Occupational Therapy

This site is intended for healthcare professionals as a useful source of information on the diagnosis, treatment and support of patients with lupus and related connective tissue diseases.
Occupational Therapists (OTs) are registered with the Royal College of Occupational Therapists and the Health Care and Professional Council (HCPC) and are health care professionals ideally placed to empower and advocate for individuals, to facilitate and maintain independence.

OTs treat clients with the varying symptoms that can be experienced when a diagnosis of lupus is present and, in doing so, aim to increase or preserve mobility so that clients are able to perform activities that are necessary or desired in areas such as self-care, home management, work, leisure and social participation. Lupus may impact on a person’s physical, mental and emotional well-being which, in turn, can affect their ability to perform activities. As such, OTs will work alongside the client in adapting and modifying their activities of daily living (ADLs) and instrumental activities of daily living (IADLs) with the aim of decreasing, avoiding and preventing dysfunction and promoting and improving, where possible, a healthy lifestyle.

Clients with lupus can have flares and periods of remission, disrupting their everyday life. Occupational therapy practitioners can teach these clients the self-management skills that will help them cope with their daily activities. OTs have the unique skillset and specialised knowledge required to create and modify the environment, enabling individuals to carry out the activities they wish to be involved with. With a theory base of anatomy, pathology and the physical and emotional demands placed on the body,

OTs are able to engage clients by introducing interventions that give the client insight into their condition and how it progresses, resulting in interventions to support the management of pain and fatigue.

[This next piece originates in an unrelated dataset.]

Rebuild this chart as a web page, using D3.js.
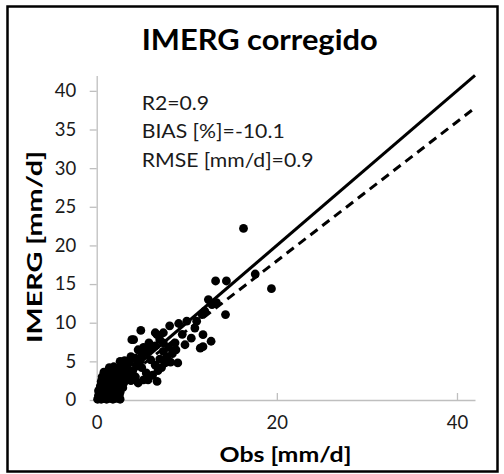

The occupational process begins with an evaluation to determine what areas the client wishes to focus on and what activities they wish to carry out. As one of the only health care professionals to use the skill of activity analysis, OTs will observe and assess a client’s ability to carry out an activity, breaking the activity down into its core components and, in doing so, the OT is able to identify where in the process the client faces barriers to completing their chosen occupation – this may include assessments around range of motion, muscle strength, sensation, pain and activity endurance. Through evaluation, OTs identify the need for splints and other support equipment, home, work and environmental adaptations, and post-surgery support. Through evidence-based practice, they are able to introduce suitable adaptations and techniques to promote and facilitate independence.

Through the use of therapeutic activities, OTs are able to promote gross and fine motor control and endurance, strength and range of motion, so improving functional abilities when carrying out daily tasks such as self-care, work and leisure activities.

These approaches educate clients to plan, simplify and pace tasks as a way of protecting joints, reducing strain, fatigue, pain and avoiding joint and tissue overuse while participating in activities. Modification and adaptability go hand in hand with energy conservation and joint protection. Easy-grip handles, adjustable shelves, grab bars, a raised toilet seat, a height adjustable chair with arms, the removal of clutter and introduction of specialist equipment are just some of the examples of adaptive equipment and approaches that can be used to positively influence a client’s independence in the environment. These combined strategies address clients’ functional needs and maintain or increase their participation in home, work, leisure and community activities by accommodating for decreased joint motion, strength, and endurance.